I will post a summary of Thursday as soon as I can.

UK Bio Bank

While watching the news on Friday night, yes it doesn’t get much more exciting than that these days, i saw a piece on the UK Bio Bank.  UK Biobank is a major national health resource with the aim of improving the prevention, diagnosis and treatment of a wide range of serious and life-threatening illnesses – including cancer, heart diseases, stroke, diabetes, arthritis, osteoporosis, eye disorders, depression and forms of dementia. UK Biobank recruited 500,000 people aged between 40-69 years in 2006-2010 from across the country to take part in this project. They have undergone measures, provided blood, urine and saliva samples for future analysis, detailed information about themselves and agreed to have their health followed.

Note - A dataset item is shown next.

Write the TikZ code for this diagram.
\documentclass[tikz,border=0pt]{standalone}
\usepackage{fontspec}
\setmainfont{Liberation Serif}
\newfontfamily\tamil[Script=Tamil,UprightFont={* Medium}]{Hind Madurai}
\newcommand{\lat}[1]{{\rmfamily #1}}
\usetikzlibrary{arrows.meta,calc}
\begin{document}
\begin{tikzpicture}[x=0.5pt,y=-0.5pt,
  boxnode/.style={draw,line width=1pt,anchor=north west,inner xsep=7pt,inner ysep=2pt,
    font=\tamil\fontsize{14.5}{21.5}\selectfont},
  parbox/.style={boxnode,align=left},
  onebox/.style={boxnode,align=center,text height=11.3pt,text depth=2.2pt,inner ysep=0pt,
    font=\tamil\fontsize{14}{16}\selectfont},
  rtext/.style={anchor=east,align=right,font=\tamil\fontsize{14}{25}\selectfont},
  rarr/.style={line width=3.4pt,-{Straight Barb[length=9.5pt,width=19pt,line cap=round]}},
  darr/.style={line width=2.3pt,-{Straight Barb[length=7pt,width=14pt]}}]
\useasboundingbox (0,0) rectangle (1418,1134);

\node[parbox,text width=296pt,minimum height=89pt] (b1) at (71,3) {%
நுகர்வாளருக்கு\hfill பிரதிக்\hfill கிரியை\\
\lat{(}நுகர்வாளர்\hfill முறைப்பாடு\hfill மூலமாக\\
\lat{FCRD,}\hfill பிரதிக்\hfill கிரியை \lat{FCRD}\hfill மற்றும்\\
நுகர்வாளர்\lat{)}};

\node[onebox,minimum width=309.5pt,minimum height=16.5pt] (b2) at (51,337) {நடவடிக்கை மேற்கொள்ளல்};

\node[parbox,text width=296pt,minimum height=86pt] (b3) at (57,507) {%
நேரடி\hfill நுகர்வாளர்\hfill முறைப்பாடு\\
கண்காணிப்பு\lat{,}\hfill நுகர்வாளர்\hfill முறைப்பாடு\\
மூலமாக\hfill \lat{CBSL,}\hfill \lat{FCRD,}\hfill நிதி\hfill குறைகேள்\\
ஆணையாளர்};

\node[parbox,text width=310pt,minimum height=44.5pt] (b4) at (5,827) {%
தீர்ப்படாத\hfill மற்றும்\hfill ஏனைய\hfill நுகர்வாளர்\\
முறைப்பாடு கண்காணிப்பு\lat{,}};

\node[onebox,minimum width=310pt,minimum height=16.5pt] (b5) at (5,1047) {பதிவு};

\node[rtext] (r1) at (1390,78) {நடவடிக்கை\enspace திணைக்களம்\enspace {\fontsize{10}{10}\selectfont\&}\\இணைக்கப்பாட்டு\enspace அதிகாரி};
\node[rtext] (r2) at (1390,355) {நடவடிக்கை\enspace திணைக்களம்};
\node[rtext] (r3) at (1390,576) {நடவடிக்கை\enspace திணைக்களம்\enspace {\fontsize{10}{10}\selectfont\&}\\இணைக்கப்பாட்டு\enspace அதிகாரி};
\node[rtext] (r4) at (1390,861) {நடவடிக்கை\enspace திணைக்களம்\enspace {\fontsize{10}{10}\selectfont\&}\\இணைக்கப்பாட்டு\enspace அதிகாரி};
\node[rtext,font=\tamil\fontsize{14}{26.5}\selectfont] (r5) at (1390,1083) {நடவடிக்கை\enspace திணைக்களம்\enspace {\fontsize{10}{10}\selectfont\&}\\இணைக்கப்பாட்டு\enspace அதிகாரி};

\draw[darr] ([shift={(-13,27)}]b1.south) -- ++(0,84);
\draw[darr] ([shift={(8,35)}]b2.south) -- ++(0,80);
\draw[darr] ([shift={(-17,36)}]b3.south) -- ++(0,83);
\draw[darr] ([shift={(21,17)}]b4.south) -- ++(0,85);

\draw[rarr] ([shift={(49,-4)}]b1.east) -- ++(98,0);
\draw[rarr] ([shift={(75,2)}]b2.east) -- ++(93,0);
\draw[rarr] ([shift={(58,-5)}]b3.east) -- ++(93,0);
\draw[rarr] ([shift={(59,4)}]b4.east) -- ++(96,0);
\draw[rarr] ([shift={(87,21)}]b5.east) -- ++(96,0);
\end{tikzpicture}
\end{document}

So what is the significance of this study?  There are a a couple of important differences from previous studies, most obvious being the number of participants.  Half a million subjects is a huge, and importantly significant, sample size.  It should allow researchers to cut through background noise and discover trends that have not been apparent in smaller studies.  Another difference is that this study focuses on a diverse range of people. Some are already suffering from an illness but many are perfectly healthy.  Much of the previous research has focused on just those that are already suffering from an illness.

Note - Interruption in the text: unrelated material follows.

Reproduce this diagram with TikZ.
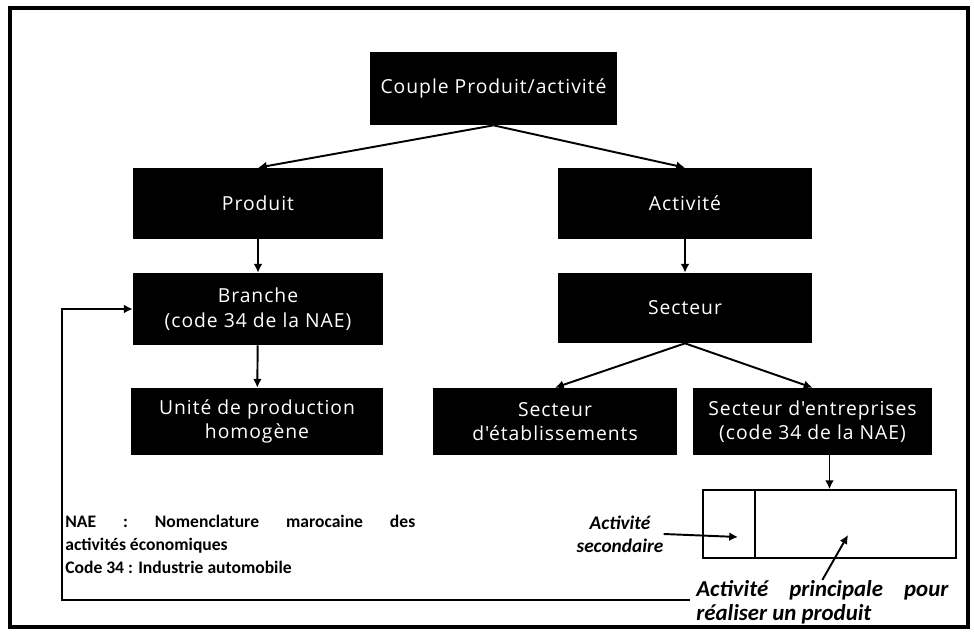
\documentclass[tikz,border=0pt]{standalone}
\usepackage{fontspec}
\setmainfont{Carlito}
\newfontfamily\boitefont[LetterSpace=5]{Open Sans}
\usetikzlibrary{arrows.meta}
\usetikzlibrary{calc}

\tikzset{
	bloc/.style={fill=black, text=white, align=center, inner sep=0pt,
		minimum width=5cm, minimum height=1.42cm,
		font=\boitefont\fontsize{11}{14}\selectfont},
	fleche/.style={line width=1.1pt, -{Latex[length=5pt,width=5pt]}},
	cellule/.style={draw, line width=1pt, inner sep=0pt, minimum height=1.36cm},
	note/.style={font=\bfseries\itshape\fontsize{11}{13}\selectfont, inner sep=0pt}
}

\begin{document}
\begin{tikzpicture}[x=0.02cm, y=-0.02cm]
	% page 974 x 635, 1 unit = 1 px
	\useasboundingbox (0,0) rectangle (974,635);
	\draw[line width=2.4pt] (10,8) rectangle (968,627);
	% blocs
	\node[bloc, minimum width=4.94cm, minimum height=1.46cm] (couple) at (493.5,88.5) {Couple Produit/activité};
	\node[bloc] (produit) at (258,203.5) {Produit};
	\node[bloc, minimum width=5.08cm] (activite) at (685,203.5) {Activité};
	\node[bloc, minimum height=1.44cm] (branche) at (258,309) {Branche\\(code 34 de la NAE)};
	\node[bloc, minimum width=5.08cm, minimum height=1.4cm] (secteur) at (685,308) {Secteur};
	\node[bloc, minimum width=5.04cm, minimum height=1.34cm] (unite) at (257,421.5) {Unité de production\\homogène};
	\node[bloc, minimum width=4.88cm, minimum height=1.34cm] (etab) at (555,421.5) {Secteur\\d'établissements};
	\node[bloc, minimum width=4.78cm, minimum height=1.34cm] (entr) at (812.5,421.5) {Secteur d'entreprises\\(code 34 de la NAE)};
	% cellules du bas
	\node[cellule, minimum width=1.04cm] (sec) at (729,524) {};
	\node[cellule, minimum width=4.02cm] (princ) at (855.5,524) {};
	\coordinate (haut) at ($(sec.north west)!.5!(princ.north east)$);
	% textes
	\node[note, align=center] (secondaire) at (620,534) {Activité\\secondaire};
	\node[note, font=\bfseries\itshape\fontsize{13}{13.5}\selectfont, text width=5.04cm, align=justify, anchor=north west] (principale) at (696,580) {Activité principale pour\linebreak réaliser un produit};
	\node[font=\bfseries\fontsize{10}{13}\selectfont, inner sep=0pt, text width=7cm, align=justify, anchor=north west] (legende) at (65,515) {NAE : Nomenclature marocaine des\linebreak activités économiques\\Code 34 : Industrie automobile};
	% fleches
	\draw[fleche] (couple.south) -- (produit.north);
	\draw[fleche] (couple.south) -- (activite.north);
	\draw[fleche] (produit) -- (branche);
	\draw[fleche] (branche) -- (unite);
	\draw[fleche] (activite) -- (secteur);
	\draw[fleche] (secteur.south) -- (etab.north);
	\draw[fleche] (secteur.south) -- (entr.north);
	\draw[fleche] (entr.south -| haut) -- (haut);
	\coordinate (pointe sec) at (738,537);
	\draw[fleche] (secondaire.east) -- (pointe sec);
	\coordinate (pointe princ) at (848,535);
	\draw[fleche] (principale.north) -- (pointe princ);
	% retour vers la branche
	\coordinate (retour) at (690,600);
	\draw[fleche] (retour) -- (62,600) |- (branche.west);
\end{tikzpicture}
\end{document}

So why am I writing about the UK Bio Bank on a geospatial blog? Well, along with the wide array of physiological measurements that are being collected about each subject, the research team are collecting information about:

  • where participants live
  • where they grew up
  • where they have lived throughout their life
  • the income of their family while they grew up
  • their employment

and I am sure many more things.  This gives the study a spatial element and geographical factors can have a strong influence on health.  With such a large sample size GIS is the obvious tool to analyse and extract patterns from the noise of the data.  Packages such as ArcGIS and R Stats will help researchers explore the dataset.  I am sure the UK Bio Bank will become a an important research resource in years to come and will have a significant impact on epidemiology research.

UK Biobank was established by the Wellcome Trust medical charity, Medical Research CouncilDepartment of HealthScottish Government and the Northwest Regional Development Agency. It has also had funding from theWelsh Assembly Government and the British Heart Foundation. UK Biobank is hosted by the University of Manchester and supported by the National Health Service (NHS).